### Exercise prompt
Where the word "this" occurs in a line, return that line.

### Provided records

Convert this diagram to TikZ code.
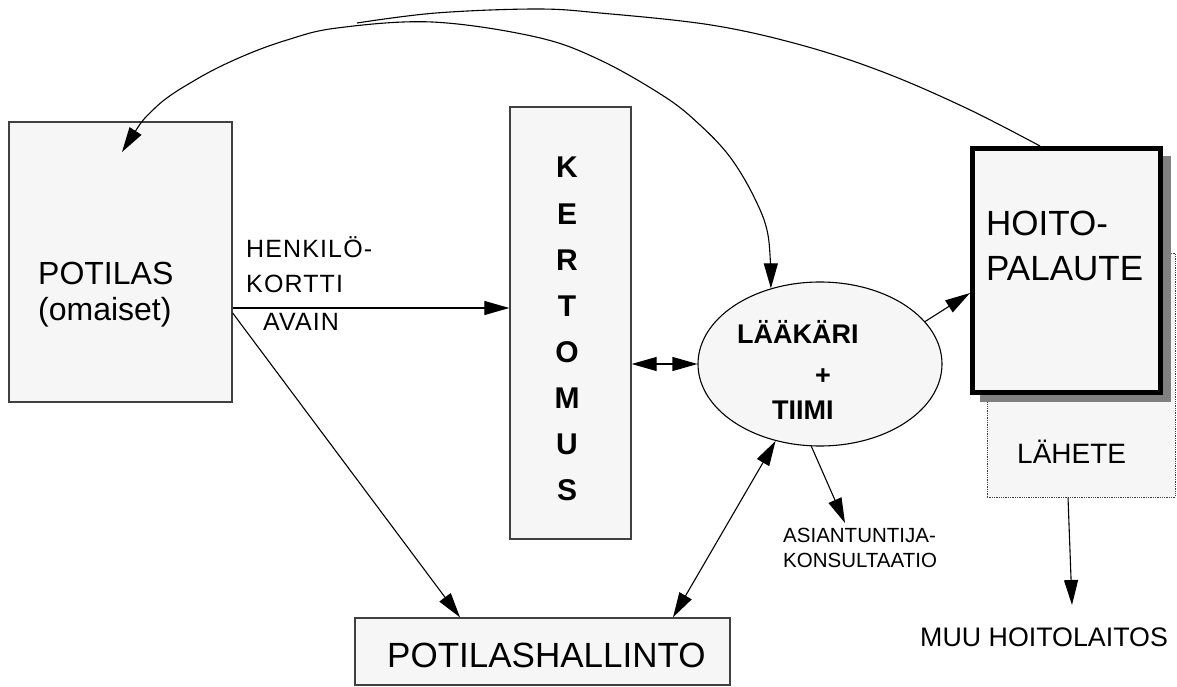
\documentclass[tikz,border=0pt]{standalone}
\usepackage{fontspec}
\setmainfont{Liberation Sans}
\usetikzlibrary{arrows.meta,shapes.geometric}
\definecolor{boxfill}{HTML}{F6F6F6}
\definecolor{boxline}{HTML}{404040}
\definecolor{shade}{HTML}{808080}
\tikzset{
  box/.style={draw=boxline, line width=1.3pt, fill=boxfill, inner sep=0pt},
  txt/.style={inner sep=0pt, anchor=base west},
  conn/.style={line width=1.1pt, draw=black},
  arr/.style={conn, -{Triangle[length=25pt,width=14pt]}},
  darr/.style={conn, {Triangle[length=25pt,width=14pt]}-{Triangle[length=25pt,width=14pt]}}
}
\newcommand{\fs}[1]{\fontsize{#1}{#1}\selectfont}
\newcommand{\spaced}{\addfontfeature{LetterSpace=4.5}}
\begin{document}
\begin{tikzpicture}[x=1pt,y=-1pt]
\useasboundingbox (0,0) rectangle (1177,687);
% boxes
\node[box, minimum width=223pt, minimum height=280pt] (potilas) at (120.5,262) {};
\node[box, minimum width=121pt, minimum height=432pt] (kertomus) at (570.5,323) {};
\node[box, minimum width=375pt, minimum height=67pt] (hallinto) at (542.5,651.5) {};
\node[box, ellipse, line width=1.1pt, draw=black, minimum width=244pt, minimum height=164pt] (ell) at (820,364) {};
\node[box, draw=boxline, densely dotted, line width=1pt, minimum width=188pt, minimum height=244pt] (lahete) at (1081,375) {};
\node[fill=shade, inner sep=0pt, minimum width=191pt, minimum height=246pt] (shadow) at (1075.5,279) {};
\node[draw=black, fill=boxfill, line width=5pt, inner sep=0pt, minimum width=188pt, minimum height=244pt] (hoito) at (1066.5,270.5) {};
% texts
\node[txt, font=\fs{32}] (t-pot1) at (38,284) {POTILAS};
\node[txt, font=\fs{32}] (t-pot2) at (38,320) {(omaiset)};
\foreach \l [count=\i] in {K,E,R,T,O,M,U,S}
  \node[inner sep=0pt, anchor=base, font=\bfseries\fs{30}] (k\i) at (567,{132+46*\i}) {\l};
\node[txt, font=\bfseries\fs{27}] (t-laak) at (737,343) {LÄÄKÄRI};
\node[inner sep=0pt, anchor=base, font=\bfseries\fs{27}] (t-plus) at (823,384) {+};
\node[txt, font=\bfseries\fs{27}] (t-tiimi) at (772,419) {TIIMI};
\node[txt, font=\fs{35}] (t-hoito1) at (986,235) {HOITO-};
\node[txt, font=\fs{35}] (t-hoito2) at (986,280) {PALAUTE};
\node[txt, font=\fs{28}] (t-lahete) at (1017,463) {LÄHETE};
\node[txt, font=\fs{35}] (t-hall) at (387,667) {POTILASHALLINTO};
\node[txt, font=\fs{25}\spaced] (t-henk1) at (246,257) {HENKILÖ-};
\node[txt, font=\fs{25}\spaced] (t-henk2) at (246,292) {KORTTI};
\node[txt, font=\fs{25}\spaced] (t-avain) at (263,330) {AVAIN};
\node[txt, font=\fs{20.5}] (t-asi1) at (783,542) {ASIANTUNTIJA-};
\node[txt, font=\fs{20.5}] (t-asi2) at (783,567) {KONSULTAATIO};
\node[txt, font=\fs{26.8}] (t-muu) at (920,646) {MUU HOITOLAITOS};
% connector end points
\coordinate (asitip) at (845,523);
\coordinate (muutip) at (1072,605);
\coordinate (pottip) at (122,152);
\coordinate (freeend) at (357,23);
% connectors
\draw[arr] (potilas.east |- 0,308) -- (kertomus.west |- 0,308);
\draw[arr] (potilas.east |- 0,313) -- (hallinto.north -| 460,0);
\draw[darr] (kertomus.east |- ell.west) -- (ell.west);
\draw[darr] (hallinto.north -| 673,0) -- (ell.-120);
\draw[arr] (ell.-96) -- (asitip);
\draw[arr] (ell.22) -- (hoito.west |- 0,293);
\draw[arr] (lahete.south -| 1068,0) -- (muutip);
\draw[darr] plot[smooth, tension=0.6] coordinates {(pottip) (155,108) (197,79) (241,57) (287,40) (337,28) (432,22) (536,37) (600,60) (665,97) (700,125) (730,157) (754,197) (768,235) (ell.123)};
\draw[conn] plot[smooth, tension=0.6] coordinates {(hoito.north -| 1040,0) (966,108) (883,72) (801,45) (711,25) (600,13) (536,9) (436,13) (freeend)};
\end{tikzpicture}
\end{document}
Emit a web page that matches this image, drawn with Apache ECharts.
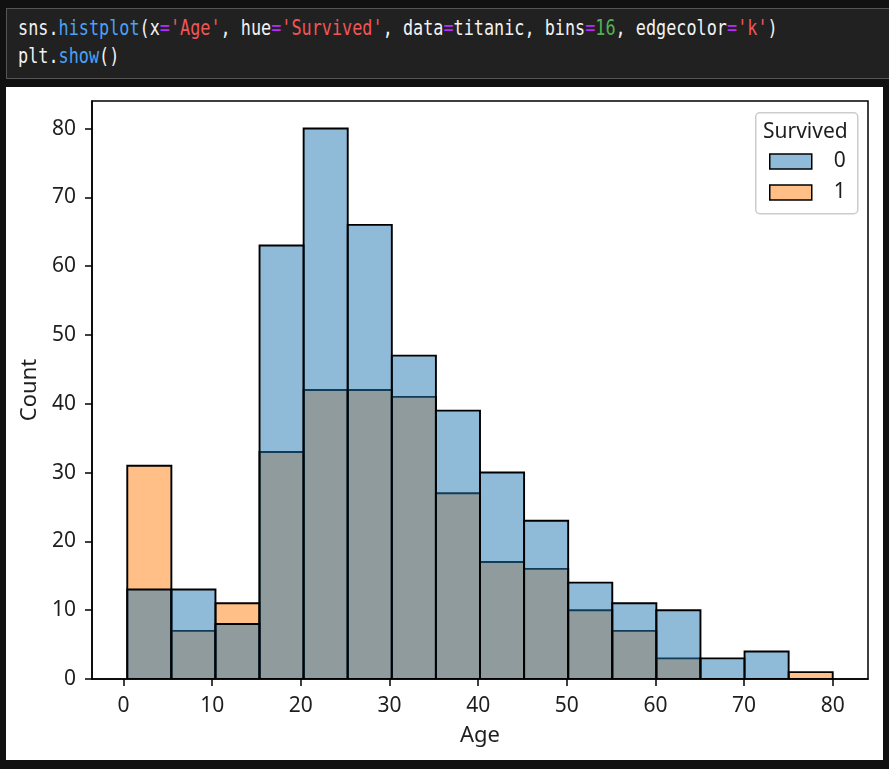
<!DOCTYPE html>
<html>
<head>
<meta charset="utf-8">
<script src="https://cdn.jsdelivr.net/npm/echarts@6/dist/echarts.min.js"></script>
<style>
  html, body { margin:0; padding:0; background:#111111; width:889px; height:769px; overflow:hidden; }
  #code { position:absolute; left:6px; top:8px; width:890px; height:71px; background:#212121; border:1px solid #555; box-sizing:border-box; }
  .line { position:absolute; left:11px; font-family:"DejaVu Sans Mono", monospace; font-size:21px; color:#f2f2f2; white-space:pre; transform:scaleX(0.801); transform-origin:0 0; }
  .fn { color:#4aa2f7; } .st { color:#f25555; } .op { color:#b52bff; } .nm { color:#55b055; }
  #chart { position:absolute; left:6px; top:87px; width:877px; height:673px; background:#fff; }
</style>
</head>
<body>
<div id="code">
  <div class="line" style="top:7px">sns.<span class="fn">histplot</span>(x<span class="op">=</span><span class="st">'Age'</span>, hue<span class="op">=</span><span class="st">'Survived'</span>, data<span class="op">=</span>titanic, bins<span class="op">=</span><span class="nm">16</span>, edgecolor<span class="op">=</span><span class="st">'k'</span>)</div>
  <div class="line" style="top:35px">plt.<span class="fn">show</span>()</div>
</div>
<div id="chart"></div>
<script>
// Bin edges for Age (16 bins from 0.42 to 80)
const binEdges = [0.42, 5.394, 10.368, 15.341, 20.315, 25.289, 30.263, 35.236, 40.21, 45.184, 50.158, 55.131, 60.105, 65.079, 70.053, 75.026, 80.0];
// Counts per bin
const survived0 = [13, 13, 8, 63, 80, 66, 47, 39, 30, 23, 14, 11, 10, 3, 4, 0];
const survived1 = [31, 7, 11, 33, 42, 42, 41, 27, 17, 16, 10, 7, 3, 0, 0, 1];
const xTicks = [0, 10, 20, 30, 40, 50, 60, 70, 80];
const yTicks = [0, 10, 20, 30, 40, 50, 60, 70, 80];
const hueLevels = ['0', '1'];

const FONT = '"Noto Sans", "DejaVu Sans", sans-serif';
const TXT = '#1e1e1e';

function toData(counts) {
  return counts.map((c, i) => [binEdges[i], binEdges[i + 1], c]);
}
function renderItem(params, api) {
  const p0 = api.coord([api.value(0), api.value(2)]);
  const p1 = api.coord([api.value(1), 0]);
  return {
    type: 'rect',
    shape: { x: p0[0], y: p0[1], width: p1[0] - p0[0], height: p1[1] - p0[1] },
    style: { fill: api.visual('color'), stroke: '#000', lineWidth: 1.9 }
  };
}

const chart = echarts.init(document.getElementById('chart'), null, { renderer: 'canvas' });
chart.setOption({
  backgroundColor: '#ffffff',
  animation: false,
  textStyle: { fontFamily: FONT },
  grid: { left: 86, top: 14, right: 15, bottom: 81, show: true, borderColor: '#000', borderWidth: 1.5, backgroundColor: 'transparent' },
  xAxis: {
    type: 'value', min: -3.559, max: 83.979,
    name: 'Age', nameLocation: 'middle', nameGap: 46,
    nameTextStyle: { fontSize: 22, color: TXT, fontFamily: FONT },
    splitLine: { show: false },
    axisLine: { show: true, onZero: false, lineStyle: { color: '#000', width: 1.5 } },
    axisTick: { show: true, length: 7, lineStyle: { color: '#000', width: 1.5 }, customValues: xTicks },
    axisLabel: { fontSize: 21, color: TXT, margin: 17, fontFamily: FONT, customValues: xTicks, showMinLabel: true, showMaxLabel: true }
  },
  yAxis: {
    type: 'value', min: 0, max: 84,
    name: 'Count', nameLocation: 'middle', nameGap: 47,
    nameTextStyle: { fontSize: 22, color: TXT, fontFamily: FONT },
    splitLine: { show: false },
    axisLine: { show: true, onZero: false, lineStyle: { color: '#000', width: 1.5 } },
    axisTick: { show: true, length: 7, lineStyle: { color: '#000', width: 1.5 }, customValues: yTicks },
    axisLabel: { fontSize: 21, color: TXT, margin: 16, fontFamily: FONT, customValues: yTicks }
  },
  legend: {
    data: hueLevels,
    orient: 'vertical',
    left: 763, top: 64, padding: 0,
    icon: 'rect',
    itemWidth: 42, itemHeight: 15, itemGap: 10,
    itemStyle: { borderColor: '#000', borderWidth: 1.5 },
    textStyle: { fontSize: 21, color: TXT, fontFamily: FONT, lineHeight: 15, padding: [0, 0, 0, 17] },
    selectedMode: false
  },
  graphic: [
    { type: 'rect', left: 749, top: 25, z: 3,
      shape: { width: 102, height: 101, r: 4 },
      style: { fill: 'rgba(255,255,255,0.8)', stroke: '#cccccc', lineWidth: 1.5 } },
    { type: 'text', left: 757, top: 35, z: 5,
      style: { text: 'Survived', fontSize: 21, fill: TXT, fontFamily: FONT } }
  ],
  series: [
    { name: '1', type: 'custom', renderItem, clip: true,
      itemStyle: { color: 'rgba(255,127,14,0.5)' },
      encode: { x: [0, 1], y: 2 }, data: toData(survived1) },
    { name: '0', type: 'custom', renderItem, clip: true,
      itemStyle: { color: 'rgba(31,119,180,0.5)' },
      encode: { x: [0, 1], y: 2 }, data: toData(survived0) }
  ]
});
</script>
</body>
</html>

### Full solution
Convert this diagram to TikZ code.
Emit a web page that matches this image, drawn with Apache ECharts.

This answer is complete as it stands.